The district court’s reasoning is somewhat reminiscent of Marbury v. Madison; in the guise of emphasizing the limits of its power, the court asserted even greater authority. Here, the court claimed that it could not enter a narrow order barring the government from applying the allegedly discriminatory standards to the plaintiff, or directing the government to allow the plaintiff to participate in the program. Based on this inaccurately parsimonious view of its equitable remedial powers, the court suspended the entire program altogether.

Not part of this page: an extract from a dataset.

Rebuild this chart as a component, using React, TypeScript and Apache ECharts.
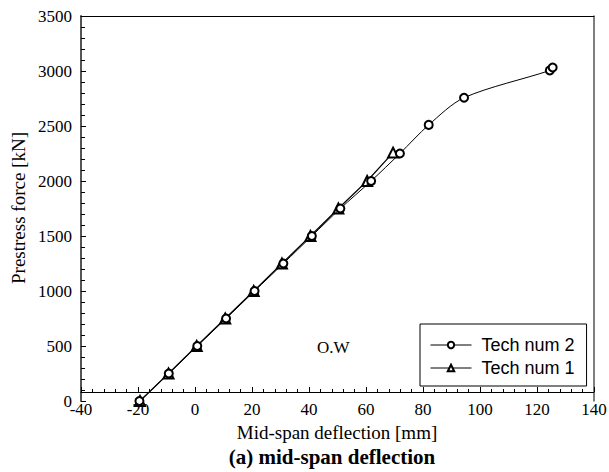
import React, { useEffect, useRef } from "react";
import * as echarts from "echarts";

const tech2X = [-19.5, -9.2, 0.8, 10.9, 20.9, 31, 41, 51, 61.8, 71.9, 82, 94.4, 124.5, 125.5];
const tech2Y = [0, 250, 500, 750, 1000, 1250, 1500, 1750, 2000, 2250, 2510, 2757, 3005, 3032];
const tech1X = [-19.3, -9.3, 0.6, 10.6, 20.6, 30.5, 40.5, 50.3, 60.4, 69.5];
const tech1Y = [0, 250, 500, 750, 1000, 1250, 1500, 1750, 2000, 2258];
const xTicks = [-40, -20, 0, 20, 40, 60, 80, 100, 120, 140];
const yTicks = [0, 500, 1000, 1500, 2000, 2500, 3000, 3500];

const SERIF = "Liberation Serif";
const SANS = "Liberation Sans";

export default function App() {
  const ref = useRef<HTMLDivElement>(null);
  useEffect(() => {
    document.body.style.margin = "0";
    const chart = echarts.init(ref.current!, null, { renderer: "svg" });
    const pair = (xs: number[], ys: number[]) => xs.map((x, i) => [x, ys[i]]);
    const staticGraphics: any[] = [
      {
        type: "text",
        left: 317,
        top: 339,
        style: { text: "O.W", font: `17px ${SERIF}`, fill: "#000" },
      },
      {
        type: "text",
        x: 18,
        y: 208,
        rotation: Math.PI / 2,
        style: {
          text: "Prestress force [kN]",
          font: `19px ${SERIF}`,
          fill: "#000",
          align: "center",
          verticalAlign: "middle",
        },
      },
      {
        type: "text",
        x: 337,
        y: 432,
        style: {
          text: "Mid-span deflection [mm]",
          font: `19px ${SERIF}`,
          fill: "#000",
          align: "center",
          verticalAlign: "middle",
        },
      },
      {
        type: "text",
        x: 332,
        y: 457,
        style: {
          text: "(a) mid-span deflection",
          font: `bold 21px ${SERIF}`,
          fill: "#000",
          align: "center",
          verticalAlign: "middle",
        },
      },
    ];
    chart.setOption({
      animation: false,
      backgroundColor: "#fff",
      grid: { left: 81, top: 16, width: 513, height: 385 },
      xAxis: [
        {
          type: "value",
          min: -40,
          max: 140,
          interval: 20,
          axisLine: { show: true, onZero: true, onZeroAxisIndex: 1, lineStyle: { color: "#000", width: 1 } },
          axisTick: { show: true, inside: true, length: 5, lineStyle: { color: "#000" } },
          minorTick: { show: true, splitNumber: 5, length: 3, lineStyle: { color: "#000" } },
          splitLine: { show: false },
          axisLabel: { show: false },
        },
        {
          type: "value",
          position: "top",
          min: -40,
          max: 140,
          axisLine: { show: true, onZero: false, lineStyle: { color: "#000", width: 1 } },
          axisTick: { show: false },
          axisLabel: { show: false },
          splitLine: { show: false },
        },
      ],
      yAxis: [
        {
          type: "value",
          min: 0,
          max: 3500,
          interval: 500,
          axisLine: { show: true, onZero: false, lineStyle: { color: "#555", width: 2 } },
          axisTick: { show: true, inside: true, length: 5, lineStyle: { color: "#000" } },
          minorTick: { show: true, splitNumber: 5, length: 4, lineStyle: { color: "#000" } },
          splitLine: { show: false },
          axisLabel: { show: false },
        },
        {
          type: "value",
          position: "right",
          min: -82,
          max: 3418,
          axisLine: { show: true, onZero: false, lineStyle: { color: "#555", width: 1.5 } },
          axisTick: { show: false },
          axisLabel: { show: false },
          splitLine: { show: false },
        },
      ],
      legend: {
        orient: "vertical",
        left: 420,
        top: 324,
        padding: [12, 12, 9, 10],
        itemGap: 5,
        itemWidth: 41,
        itemHeight: 8,
        borderColor: "#000",
        borderWidth: 1,
        selectedMode: false,
        lineStyle: { width: 1 },
        itemStyle: { borderWidth: 1 },
        textStyle: { fontFamily: SANS, fontSize: 18, color: "#000", padding: [0, 0, 0, 5] },
        data: ["Tech num 2", "Tech num 1"],
      },
      graphic: staticGraphics,
      series: [
        {
          name: "Tech num 2",
          type: "line",
          data: pair(tech2X, tech2Y),
          smooth: 0.3,
          symbol: "emptyCircle",
          symbolSize: 8,
          lineStyle: { color: "#000", width: 1 },
          itemStyle: { color: "#000", borderWidth: 0.8 },
          z: 3,
        },
        {
          name: "Tech num 1",
          type: "line",
          data: pair(tech1X, tech1Y),
          symbol: "emptyTriangle",
          symbolSize: 10,
          lineStyle: { color: "#000", width: 1.2 },
          itemStyle: { color: "#000", borderWidth: 1 },
          z: 2,
        },
      ],
    });
    const axisY = chart.convertToPixel({ yAxisIndex: 1 }, 0) as number;
    const yAxisX = chart.convertToPixel({ xAxisIndex: 0 }, -40) as number;
    const tickTexts: any[] = [
      ...xTicks.map((v) => ({
        type: "text",
        x: chart.convertToPixel({ xAxisIndex: 0 }, v) as number,
        y: axisY + 18,
        style: {
          text: String(v),
          font: `17px ${SERIF}`,
          fill: "#000",
          align: "center",
          verticalAlign: "middle",
        },
      })),
      ...yTicks.map((v) => ({
        type: "text",
        x: yAxisX - 9,
        y: chart.convertToPixel({ yAxisIndex: 0 }, v) as number,
        style: {
          text: String(v),
          font: `17px ${SERIF}`,
          fill: "#000",
          align: "right",
          verticalAlign: "middle",
        },
      })),
    ];
    chart.setOption({ graphic: [...staticGraphics, ...tickTexts] });
    return () => chart.dispose();
  }, []);
  return <div ref={ref} style={{ width: 609, height: 472 }} />;
}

The court actually had authority to enter a narrower plaintiff-oriented injunction by either: (i) directing the government to stop implementing § 1005(a) in a manner that violated the plaintiff’s Equal Protection rights (thereby leaving it to the Government to decide whether to do so by leveling up or leveling down), or (ii) enjoining the government from enforcing § 1005(a)’s racial restrictions against the plaintiff (thereby treating the issue as a question of severability and concluding that Congress’ likely preference would have been to level up). Such a more modest ruling would have better fit with the proper role of a single district judge within the decentralized, hierarchical structure of the federal judicial system. Of course, as higher courts consider the issue, their rulings will impact progressively greater numbers of third-party non-litigants, but they will do so through the force of stare decisis, rather than overbroad injunctions.